>>>>

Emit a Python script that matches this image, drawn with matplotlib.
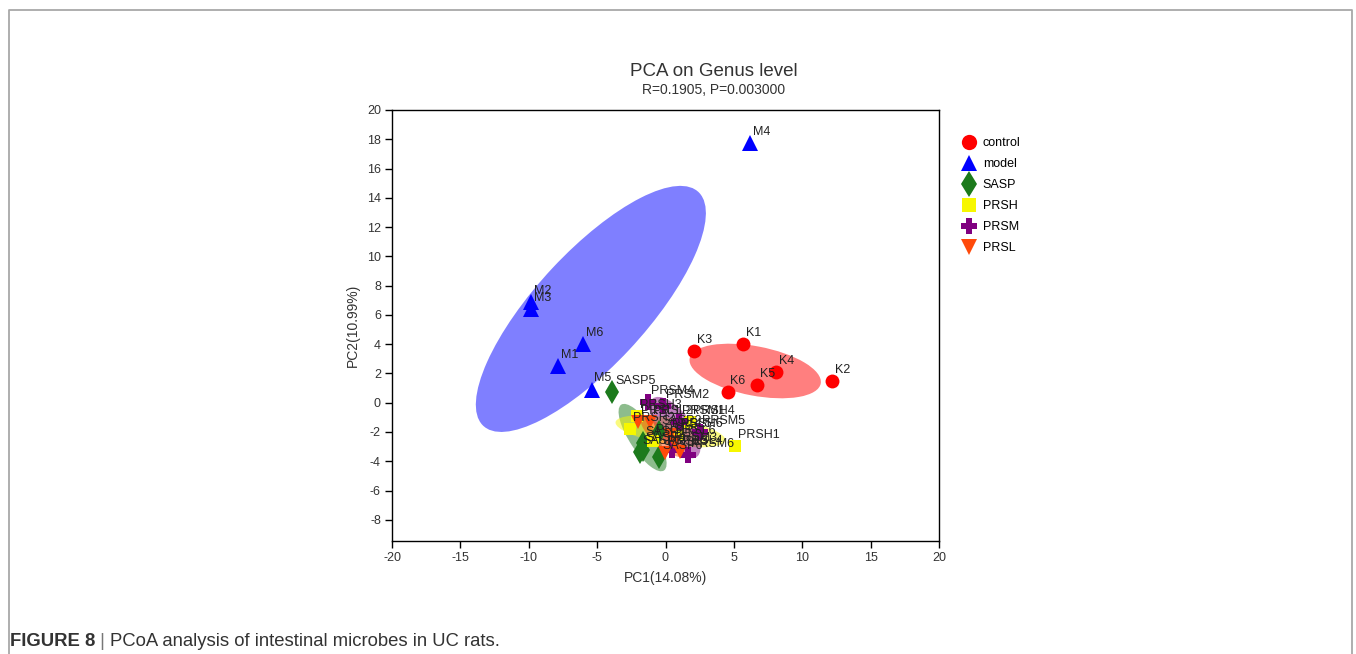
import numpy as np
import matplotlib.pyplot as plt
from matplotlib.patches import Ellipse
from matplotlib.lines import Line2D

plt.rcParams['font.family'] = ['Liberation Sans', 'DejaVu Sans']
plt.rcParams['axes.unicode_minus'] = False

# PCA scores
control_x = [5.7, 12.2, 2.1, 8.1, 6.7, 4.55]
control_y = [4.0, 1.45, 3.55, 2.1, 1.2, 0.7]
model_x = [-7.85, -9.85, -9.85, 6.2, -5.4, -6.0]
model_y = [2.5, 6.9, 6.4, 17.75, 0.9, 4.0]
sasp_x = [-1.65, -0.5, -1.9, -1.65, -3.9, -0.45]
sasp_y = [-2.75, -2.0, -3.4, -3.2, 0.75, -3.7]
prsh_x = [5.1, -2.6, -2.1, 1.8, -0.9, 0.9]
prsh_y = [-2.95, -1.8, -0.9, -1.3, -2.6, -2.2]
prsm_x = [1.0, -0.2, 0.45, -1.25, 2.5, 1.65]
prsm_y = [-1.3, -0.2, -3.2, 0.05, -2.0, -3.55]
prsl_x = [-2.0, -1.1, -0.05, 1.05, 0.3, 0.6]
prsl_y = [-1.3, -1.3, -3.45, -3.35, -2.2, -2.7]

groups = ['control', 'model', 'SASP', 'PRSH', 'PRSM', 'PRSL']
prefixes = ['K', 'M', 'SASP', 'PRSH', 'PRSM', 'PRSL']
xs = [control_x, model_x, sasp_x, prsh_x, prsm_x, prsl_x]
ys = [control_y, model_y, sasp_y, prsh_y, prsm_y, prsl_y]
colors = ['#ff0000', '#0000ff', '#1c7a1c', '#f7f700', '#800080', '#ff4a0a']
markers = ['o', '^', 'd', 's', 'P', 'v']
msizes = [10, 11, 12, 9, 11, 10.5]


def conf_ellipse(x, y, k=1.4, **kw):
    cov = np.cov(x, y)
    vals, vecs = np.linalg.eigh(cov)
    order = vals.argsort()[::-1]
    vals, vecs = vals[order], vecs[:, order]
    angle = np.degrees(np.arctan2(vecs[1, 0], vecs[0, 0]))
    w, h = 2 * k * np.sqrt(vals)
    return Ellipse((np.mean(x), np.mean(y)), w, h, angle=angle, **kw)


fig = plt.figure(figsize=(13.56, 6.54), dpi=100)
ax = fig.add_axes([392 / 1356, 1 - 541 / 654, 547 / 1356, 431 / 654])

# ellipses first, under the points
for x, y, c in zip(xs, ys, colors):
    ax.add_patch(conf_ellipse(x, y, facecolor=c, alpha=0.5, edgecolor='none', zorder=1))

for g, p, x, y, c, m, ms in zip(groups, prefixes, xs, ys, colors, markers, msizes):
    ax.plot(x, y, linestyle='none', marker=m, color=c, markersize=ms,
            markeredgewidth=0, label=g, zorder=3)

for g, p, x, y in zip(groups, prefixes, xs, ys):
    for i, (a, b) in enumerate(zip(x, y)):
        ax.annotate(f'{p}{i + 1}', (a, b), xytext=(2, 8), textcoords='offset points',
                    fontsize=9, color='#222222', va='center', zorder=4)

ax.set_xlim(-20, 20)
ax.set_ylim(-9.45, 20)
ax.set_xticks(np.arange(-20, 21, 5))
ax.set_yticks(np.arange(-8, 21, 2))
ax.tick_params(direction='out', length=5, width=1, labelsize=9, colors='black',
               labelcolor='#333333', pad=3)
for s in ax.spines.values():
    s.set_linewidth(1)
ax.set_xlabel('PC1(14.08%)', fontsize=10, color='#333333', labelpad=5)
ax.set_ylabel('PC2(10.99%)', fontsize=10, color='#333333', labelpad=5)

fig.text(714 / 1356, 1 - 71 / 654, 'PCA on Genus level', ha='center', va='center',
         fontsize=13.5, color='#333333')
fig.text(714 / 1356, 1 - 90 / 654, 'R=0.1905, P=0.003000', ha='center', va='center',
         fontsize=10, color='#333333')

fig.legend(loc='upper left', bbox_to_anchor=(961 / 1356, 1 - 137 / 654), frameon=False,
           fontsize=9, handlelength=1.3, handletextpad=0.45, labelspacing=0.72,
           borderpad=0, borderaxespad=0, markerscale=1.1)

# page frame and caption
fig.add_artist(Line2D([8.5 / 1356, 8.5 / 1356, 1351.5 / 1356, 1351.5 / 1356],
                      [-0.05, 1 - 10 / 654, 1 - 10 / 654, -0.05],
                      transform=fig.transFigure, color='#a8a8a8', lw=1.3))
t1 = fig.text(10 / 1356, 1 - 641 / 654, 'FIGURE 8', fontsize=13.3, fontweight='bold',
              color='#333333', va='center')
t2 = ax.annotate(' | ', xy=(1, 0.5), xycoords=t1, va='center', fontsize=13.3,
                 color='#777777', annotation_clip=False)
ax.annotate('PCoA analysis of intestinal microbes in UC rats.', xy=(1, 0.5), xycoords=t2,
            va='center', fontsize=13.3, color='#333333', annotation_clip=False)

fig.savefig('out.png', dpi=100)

<<<<

Give back exactly the lines from the first line of the data through the line with "prsl_y = [-1.3, -1.3, -3.45, -3.35, -2.2, -2.7]", pictures excluded.

**Full answer**:
Emit a Python script that matches this image, drawn with matplotlib.
import numpy as np
import matplotlib.pyplot as plt
from matplotlib.patches import Ellipse
from matplotlib.lines import Line2D

plt.rcParams['font.family'] = ['Liberation Sans', 'DejaVu Sans']
plt.rcParams['axes.unicode_minus'] = False

# PCA scores
control_x = [5.7, 12.2, 2.1, 8.1, 6.7, 4.55]
control_y = [4.0, 1.45, 3.55, 2.1, 1.2, 0.7]
model_x = [-7.85, -9.85, -9.85, 6.2, -5.4, -6.0]
model_y = [2.5, 6.9, 6.4, 17.75, 0.9, 4.0]
sasp_x = [-1.65, -0.5, -1.9, -1.65, -3.9, -0.45]
sasp_y = [-2.75, -2.0, -3.4, -3.2, 0.75, -3.7]
prsh_x = [5.1, -2.6, -2.1, 1.8, -0.9, 0.9]
prsh_y = [-2.95, -1.8, -0.9, -1.3, -2.6, -2.2]
prsm_x = [1.0, -0.2, 0.45, -1.25, 2.5, 1.65]
prsm_y = [-1.3, -0.2, -3.2, 0.05, -2.0, -3.55]
prsl_x = [-2.0, -1.1, -0.05, 1.05, 0.3, 0.6]
prsl_y = [-1.3, -1.3, -3.45, -3.35, -2.2, -2.7]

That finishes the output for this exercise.